И вот теперь он молчал. Беззвучно шевелил губами – не то молился, не то у него просто трясся подбородок. Дмитрий вспомнил, что батюшке – восемьдесят четвёртый год. Ровесник ухоженной шатенки Елены Николаевны.
– Да уж, чадо Димитрие, – проговорил он наконец. – Досталось тебе. Испытывает тебя Господь наш. Но помни, что никого Он не обременяет сверх меры. Раз дал этот крест – значит, нужно это Ему зачем-то. И твоё испытание кончится. Когда – мне знать не дано, только, думаю, это тебе не на всю жизнь.
– Батюшка, – дождавшись долгой паузы, спросил Дмитрий, – а что же это со мной было? Это ведь действительно бесовское искушение?

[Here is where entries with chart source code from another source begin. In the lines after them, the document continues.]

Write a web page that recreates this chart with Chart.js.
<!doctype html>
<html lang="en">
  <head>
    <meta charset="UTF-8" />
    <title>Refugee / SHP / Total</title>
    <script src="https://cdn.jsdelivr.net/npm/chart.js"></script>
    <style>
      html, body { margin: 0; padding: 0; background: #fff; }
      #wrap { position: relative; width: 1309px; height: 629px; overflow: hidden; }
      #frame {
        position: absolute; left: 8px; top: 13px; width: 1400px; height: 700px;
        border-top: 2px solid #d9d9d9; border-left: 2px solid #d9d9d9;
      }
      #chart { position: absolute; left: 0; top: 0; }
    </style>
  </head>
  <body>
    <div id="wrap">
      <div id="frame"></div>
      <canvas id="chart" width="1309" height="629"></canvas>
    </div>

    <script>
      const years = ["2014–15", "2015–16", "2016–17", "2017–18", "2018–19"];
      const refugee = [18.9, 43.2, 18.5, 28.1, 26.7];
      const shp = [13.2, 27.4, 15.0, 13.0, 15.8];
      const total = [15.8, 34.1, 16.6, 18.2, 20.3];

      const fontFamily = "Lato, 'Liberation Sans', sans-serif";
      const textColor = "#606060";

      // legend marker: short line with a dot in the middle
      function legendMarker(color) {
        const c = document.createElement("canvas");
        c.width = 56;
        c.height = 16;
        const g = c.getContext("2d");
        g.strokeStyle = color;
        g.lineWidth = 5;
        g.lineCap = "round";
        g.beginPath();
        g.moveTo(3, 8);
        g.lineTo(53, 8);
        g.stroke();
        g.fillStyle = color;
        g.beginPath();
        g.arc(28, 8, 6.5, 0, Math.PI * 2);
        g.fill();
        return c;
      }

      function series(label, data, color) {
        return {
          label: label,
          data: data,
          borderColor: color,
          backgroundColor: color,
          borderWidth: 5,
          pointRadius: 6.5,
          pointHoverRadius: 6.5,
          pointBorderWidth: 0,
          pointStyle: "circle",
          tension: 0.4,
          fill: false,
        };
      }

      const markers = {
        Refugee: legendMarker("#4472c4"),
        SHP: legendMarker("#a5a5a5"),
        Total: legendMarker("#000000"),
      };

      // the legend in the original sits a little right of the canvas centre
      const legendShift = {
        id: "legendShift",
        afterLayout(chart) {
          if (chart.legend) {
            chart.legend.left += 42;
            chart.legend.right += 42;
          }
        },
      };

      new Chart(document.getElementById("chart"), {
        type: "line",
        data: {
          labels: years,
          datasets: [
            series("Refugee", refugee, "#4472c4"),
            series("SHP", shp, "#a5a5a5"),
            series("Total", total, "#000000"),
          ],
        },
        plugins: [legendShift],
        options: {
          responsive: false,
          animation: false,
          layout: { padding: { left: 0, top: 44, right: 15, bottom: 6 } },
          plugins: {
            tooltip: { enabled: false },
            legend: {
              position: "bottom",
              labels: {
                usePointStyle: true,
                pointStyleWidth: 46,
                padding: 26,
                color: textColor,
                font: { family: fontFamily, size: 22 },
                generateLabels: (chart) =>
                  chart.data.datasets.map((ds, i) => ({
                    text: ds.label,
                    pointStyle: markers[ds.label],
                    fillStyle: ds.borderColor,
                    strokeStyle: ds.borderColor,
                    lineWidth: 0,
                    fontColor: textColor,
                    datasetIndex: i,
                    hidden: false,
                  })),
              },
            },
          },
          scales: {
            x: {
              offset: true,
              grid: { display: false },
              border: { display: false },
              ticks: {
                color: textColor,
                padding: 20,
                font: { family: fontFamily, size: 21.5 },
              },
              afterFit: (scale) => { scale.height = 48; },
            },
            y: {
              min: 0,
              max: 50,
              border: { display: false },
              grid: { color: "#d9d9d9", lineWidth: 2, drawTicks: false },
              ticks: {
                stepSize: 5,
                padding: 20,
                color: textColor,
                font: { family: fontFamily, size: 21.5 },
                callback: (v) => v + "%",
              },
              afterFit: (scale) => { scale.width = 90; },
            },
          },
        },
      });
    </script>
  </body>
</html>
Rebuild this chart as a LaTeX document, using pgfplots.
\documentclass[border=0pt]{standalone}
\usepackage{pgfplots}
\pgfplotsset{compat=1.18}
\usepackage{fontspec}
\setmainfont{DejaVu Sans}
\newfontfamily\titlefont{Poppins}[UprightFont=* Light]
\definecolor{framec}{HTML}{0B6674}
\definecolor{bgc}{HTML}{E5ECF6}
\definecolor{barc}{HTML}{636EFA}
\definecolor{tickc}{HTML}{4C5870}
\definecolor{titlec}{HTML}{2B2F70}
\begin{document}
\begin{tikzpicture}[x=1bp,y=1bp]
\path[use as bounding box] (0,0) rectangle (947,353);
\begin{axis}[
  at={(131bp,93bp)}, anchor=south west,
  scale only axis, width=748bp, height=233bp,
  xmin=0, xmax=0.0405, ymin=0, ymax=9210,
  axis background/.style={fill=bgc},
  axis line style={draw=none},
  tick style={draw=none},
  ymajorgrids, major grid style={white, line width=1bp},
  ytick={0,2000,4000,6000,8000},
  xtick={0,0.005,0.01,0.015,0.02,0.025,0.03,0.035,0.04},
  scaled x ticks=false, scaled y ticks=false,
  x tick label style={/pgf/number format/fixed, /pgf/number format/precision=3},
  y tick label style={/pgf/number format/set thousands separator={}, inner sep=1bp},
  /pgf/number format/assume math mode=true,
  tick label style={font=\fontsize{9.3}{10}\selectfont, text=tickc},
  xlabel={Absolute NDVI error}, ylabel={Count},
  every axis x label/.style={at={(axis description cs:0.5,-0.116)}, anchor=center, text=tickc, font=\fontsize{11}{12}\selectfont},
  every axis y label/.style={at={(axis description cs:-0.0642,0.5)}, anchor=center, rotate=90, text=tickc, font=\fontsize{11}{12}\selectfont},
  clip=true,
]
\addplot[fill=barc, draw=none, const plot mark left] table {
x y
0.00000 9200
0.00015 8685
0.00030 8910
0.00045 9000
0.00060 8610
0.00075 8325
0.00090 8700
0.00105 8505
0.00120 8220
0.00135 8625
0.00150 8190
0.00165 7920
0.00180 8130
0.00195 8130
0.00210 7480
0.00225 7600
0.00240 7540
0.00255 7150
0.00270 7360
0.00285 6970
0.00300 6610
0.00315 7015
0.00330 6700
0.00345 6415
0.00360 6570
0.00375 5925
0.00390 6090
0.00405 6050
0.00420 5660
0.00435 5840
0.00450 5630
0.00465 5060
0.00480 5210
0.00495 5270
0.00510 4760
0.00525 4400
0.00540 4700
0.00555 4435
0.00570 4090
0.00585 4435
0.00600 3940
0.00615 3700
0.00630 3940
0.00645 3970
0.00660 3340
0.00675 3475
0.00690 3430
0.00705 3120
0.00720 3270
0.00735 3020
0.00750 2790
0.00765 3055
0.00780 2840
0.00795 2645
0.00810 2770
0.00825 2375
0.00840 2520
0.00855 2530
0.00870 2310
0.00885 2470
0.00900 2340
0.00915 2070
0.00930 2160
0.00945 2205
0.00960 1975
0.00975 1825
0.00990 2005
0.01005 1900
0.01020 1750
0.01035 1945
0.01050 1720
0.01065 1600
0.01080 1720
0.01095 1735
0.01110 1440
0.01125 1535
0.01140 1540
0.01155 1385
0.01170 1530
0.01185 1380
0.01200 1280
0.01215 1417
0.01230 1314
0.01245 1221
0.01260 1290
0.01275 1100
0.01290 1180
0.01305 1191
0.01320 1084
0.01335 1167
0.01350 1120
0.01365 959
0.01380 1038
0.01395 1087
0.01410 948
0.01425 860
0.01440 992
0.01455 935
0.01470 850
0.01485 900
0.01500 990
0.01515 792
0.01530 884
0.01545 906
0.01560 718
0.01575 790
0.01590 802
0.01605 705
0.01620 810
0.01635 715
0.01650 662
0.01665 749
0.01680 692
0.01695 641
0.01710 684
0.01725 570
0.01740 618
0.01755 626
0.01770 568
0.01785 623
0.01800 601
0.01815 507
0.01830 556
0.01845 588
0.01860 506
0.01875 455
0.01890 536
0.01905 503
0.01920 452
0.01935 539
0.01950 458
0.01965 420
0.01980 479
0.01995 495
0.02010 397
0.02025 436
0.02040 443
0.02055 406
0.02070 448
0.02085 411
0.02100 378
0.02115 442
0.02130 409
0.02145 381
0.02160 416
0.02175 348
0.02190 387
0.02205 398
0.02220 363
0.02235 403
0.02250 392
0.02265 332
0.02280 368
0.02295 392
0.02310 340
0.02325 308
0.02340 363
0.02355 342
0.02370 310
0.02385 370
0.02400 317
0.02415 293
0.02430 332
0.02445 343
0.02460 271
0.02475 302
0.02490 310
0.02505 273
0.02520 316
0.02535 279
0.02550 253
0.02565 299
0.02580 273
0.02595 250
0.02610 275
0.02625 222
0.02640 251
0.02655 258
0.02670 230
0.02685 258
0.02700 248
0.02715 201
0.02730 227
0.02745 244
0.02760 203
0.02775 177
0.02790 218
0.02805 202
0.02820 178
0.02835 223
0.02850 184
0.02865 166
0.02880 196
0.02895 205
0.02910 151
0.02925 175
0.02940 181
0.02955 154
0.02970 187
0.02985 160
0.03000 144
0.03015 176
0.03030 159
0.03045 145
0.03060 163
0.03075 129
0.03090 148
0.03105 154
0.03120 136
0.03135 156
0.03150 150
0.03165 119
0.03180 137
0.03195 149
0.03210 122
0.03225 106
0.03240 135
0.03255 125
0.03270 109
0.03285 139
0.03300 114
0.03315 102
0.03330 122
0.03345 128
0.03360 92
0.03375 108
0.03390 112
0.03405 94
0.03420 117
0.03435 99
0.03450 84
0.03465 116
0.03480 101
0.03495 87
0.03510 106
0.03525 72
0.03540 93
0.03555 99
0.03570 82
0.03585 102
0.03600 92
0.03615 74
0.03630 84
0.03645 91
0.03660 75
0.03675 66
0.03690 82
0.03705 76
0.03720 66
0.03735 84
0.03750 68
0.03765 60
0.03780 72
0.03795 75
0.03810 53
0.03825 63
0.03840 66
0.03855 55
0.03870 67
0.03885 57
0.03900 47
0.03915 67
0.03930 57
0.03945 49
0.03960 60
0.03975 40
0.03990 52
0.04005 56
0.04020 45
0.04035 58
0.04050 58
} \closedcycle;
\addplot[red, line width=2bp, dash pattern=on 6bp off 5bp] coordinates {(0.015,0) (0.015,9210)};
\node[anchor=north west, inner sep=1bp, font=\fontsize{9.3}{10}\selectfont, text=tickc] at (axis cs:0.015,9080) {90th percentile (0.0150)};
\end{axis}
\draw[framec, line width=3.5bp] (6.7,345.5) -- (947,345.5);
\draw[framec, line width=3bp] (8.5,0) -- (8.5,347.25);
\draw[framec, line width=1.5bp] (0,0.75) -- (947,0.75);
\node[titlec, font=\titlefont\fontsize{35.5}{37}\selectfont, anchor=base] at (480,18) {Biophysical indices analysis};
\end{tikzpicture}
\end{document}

– Всё, что происходит с нами – это искушение, – вздохнул старец. – В любую минуту, во всякой мелочи перед нами выбор. С Богом ли мы, или со врагом… Только мы невнимательны… редко этот выбор замечаем. Потому и попускает нам порой Господь подвергнуться тяжёлым испытаниям.
– Но эти… которые ко мне приходили… Иные… Они существуют реально, или мне всё привиделось? Может, это шизофрения?

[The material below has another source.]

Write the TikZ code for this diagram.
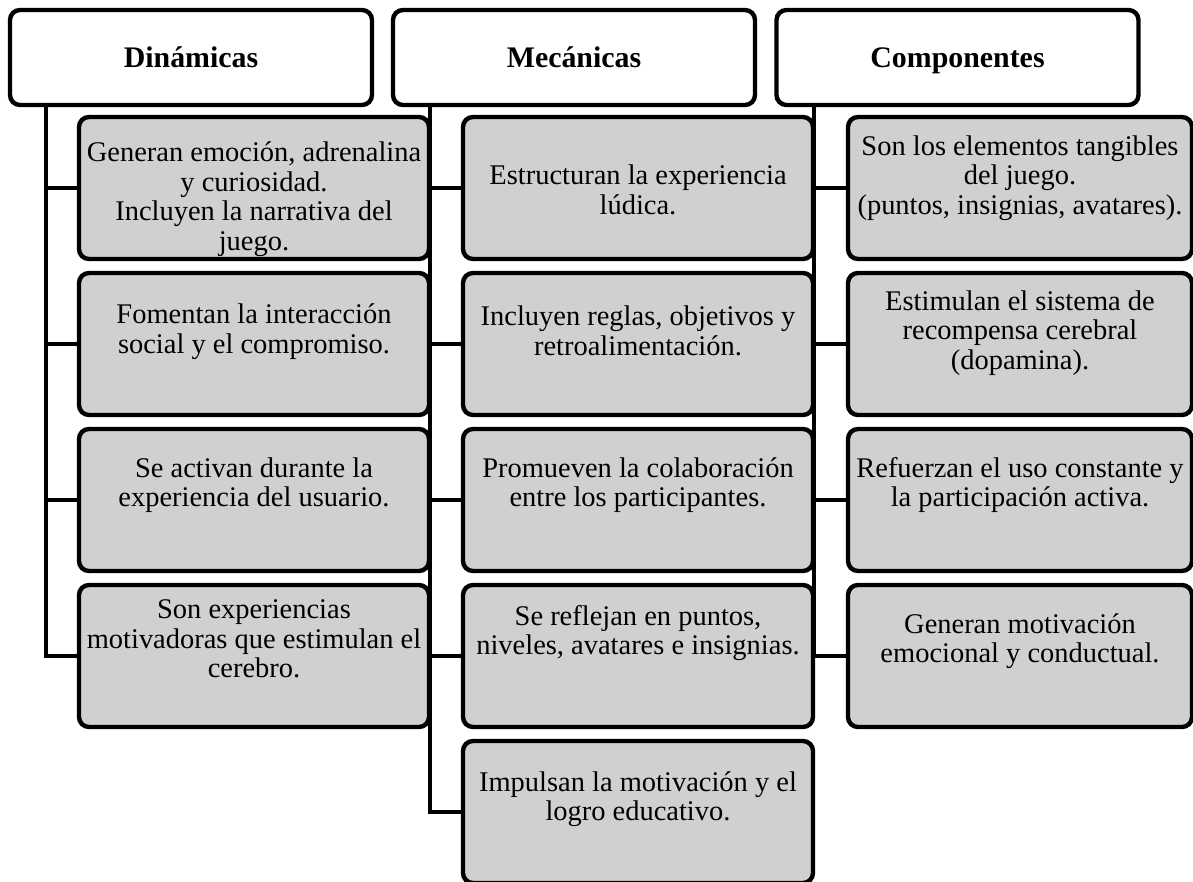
\documentclass[tikz,border=0pt]{standalone}
\usepackage{fontspec}
\setmainfont{Liberation Serif}
\usepackage{tikz}

\definecolor{itemGray}{RGB}{208,208,208}

\begin{document}
\begin{tikzpicture}
            \tikzset{head/.style={draw, line width=2.5pt, rounded corners=0.2cm, fill=white, minimum width=7.24cm, minimum height=1.9cm, text height=1.1em, text depth=0pt, font=\fontsize{17}{17.5}\selectfont\bfseries},
                     item/.style={draw, line width=2.5pt, rounded corners=0.2cm, fill=itemGray, minimum width=7cm, minimum height=2.84cm, inner sep=0pt, font=\fontsize{16.2}{16.8}\selectfont},
                     link/.style={line width=2.5pt}}

            \useasboundingbox (0,0) rectangle (23.86,-17.64);

            % trunks
            \coordinate (dtrunk) at (0.92,0);
            \coordinate (mtrunk) at (8.6,0);
            \coordinate (ctrunk) at (16.28,0);

            \node[head] (dyn) at (3.82,-1.15) {Dinámicas};
            \node[head] (mec) at (11.48,-1.15) {Mecánicas};
            \node[head] (comp) at (19.15,-1.15) {Componentes};

            % Dinamicas
            \node[item] (d1) at (5.08,-3.76) {\begin{minipage}[t][2.84cm][c]{6.9cm}\centering\vspace*{0.44cm}
                Generan emoción, adrenalina\\ y curiosidad.\\ Incluyen la narrativa del\\ juego.\par\end{minipage}};
            \node[item] (d2) at (5.08,-6.88) {\begin{minipage}[t][2.84cm][c]{6.9cm}\centering
                Fomentan la interacción\\ social y el compromiso.\par\vspace{0.5cm}\end{minipage}};
            \node[item] (d3) at (5.08,-10.0) {\begin{minipage}[t][2.84cm][c]{6.9cm}\centering
                Se activan durante la\\ experiencia del usuario.\par\vspace{0.6cm}\end{minipage}};
            \node[item] (d4) at (5.08,-13.12) {\begin{minipage}[t][2.84cm][c]{6.9cm}\centering
                Son experiencias\\ motivadoras que estimulan el\\ cerebro.\par\vspace{0.68cm}\end{minipage}};

            % Mecanicas
            \node[item] (m1) at (12.76,-3.76) {\begin{minipage}[t][2.84cm][c]{6.9cm}\centering\vspace*{0.08cm}
                Estructuran la experiencia\\ lúdica.\par\end{minipage}};
            \node[item] (m2) at (12.76,-6.88) {\begin{minipage}[t][2.84cm][c]{6.9cm}\centering
                Incluyen reglas, objetivos y\\ retroalimentación.\par\vspace{0.52cm}\end{minipage}};
            \node[item] (m3) at (12.76,-10.0) {\begin{minipage}[t][2.84cm][c]{6.9cm}\centering
                Promueven la colaboración\\ entre los participantes.\par\vspace{0.6cm}\end{minipage}};
            \node[item] (m4) at (12.76,-13.12) {\begin{minipage}[t][2.84cm][c]{6.9cm}\centering
                Se reflejan en puntos,\\ niveles, avatares e insignias.\par\vspace{0.92cm}\end{minipage}};
            \node[item] (m5) at (12.76,-16.24) {\begin{minipage}[t][2.84cm][c]{6.9cm}\centering
                Impulsan la motivación y el\\ logro educativo.\par\vspace{0.52cm}\end{minipage}};

            % Componentes
            \node[item, minimum width=6.88cm] (c1) at (20.4,-3.76) {\begin{minipage}[t][2.84cm][c]{6.8cm}\centering
                Son los elementos tangibles\\ del juego.\\ (puntos, insignias, avatares).\par\vspace{0.4cm}\end{minipage}};
            \node[item, minimum width=6.88cm] (c2) at (20.4,-6.88) {\begin{minipage}[t][2.84cm][c]{6.8cm}\centering
                Estimulan el sistema de\\ recompensa cerebral\\ (dopamina).\par\vspace{0.44cm}\end{minipage}};
            \node[item, minimum width=6.88cm] (c3) at (20.4,-10.0) {\begin{minipage}[t][2.84cm][c]{6.8cm}\centering
                Refuerzan el uso constante y\\ la participación activa.\par\vspace{0.6cm}\end{minipage}};
            \node[item, minimum width=6.88cm] (c4) at (20.4,-13.12) {\begin{minipage}[t][2.84cm][c]{6.8cm}\centering
                Generan motivación\\ emocional y conductual.\par\vspace{0.6cm}\end{minipage}};

            % connectors
            \draw[link] (dyn.south -| dtrunk) |- (d4.west);
            \draw[link] (mec.south -| mtrunk) |- (m5.west);
            \draw[link] (comp.south -| ctrunk) |- (c4.west);
            \foreach \i in {1,2,3} {
                \draw[link] (d\i.west -| dtrunk) -- (d\i.west);
                \draw[link] (c\i.west -| ctrunk) -- (c\i.west);
            }
            \foreach \i in {1,2,3,4}
                \draw[link] (m\i.west -| mtrunk) -- (m\i.west);
        \end{tikzpicture}
\end{document}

– Откуда ж мне знать? Может, и не адские духи это. Может, и впрямь люди, соблазнившиеся и соблазняющие других. Важно ведь не то, Димитрий, что эти Иные сами про себя думают. Важно, что они от Церкви Божией таятся. Они не за Христом идут, а какой-то своей, отдельной дорогой. Но путь мимо Христа – это путь в пропасть. Жалко их… Наверняка ведь и добро им не чуждо… и к общему благу они стремятся. Только не там, не так… И потому ты правильно решил, чадо. Подальше тебе надо от них держаться. Сила их… говоришь, ни крест не действует, ни молитва, ни таинства? Значит, или очень сильно им диавол помогает, или… или не от диавола эти способности. Но ведь и не от Господа – иначе Он засвидетельствовал бы Своё присутствие, коснулся бы сердца твоего… и разом оставили бы тебя и страх, и сомнения. А раз сие не от Бога, то и не для нас, верно?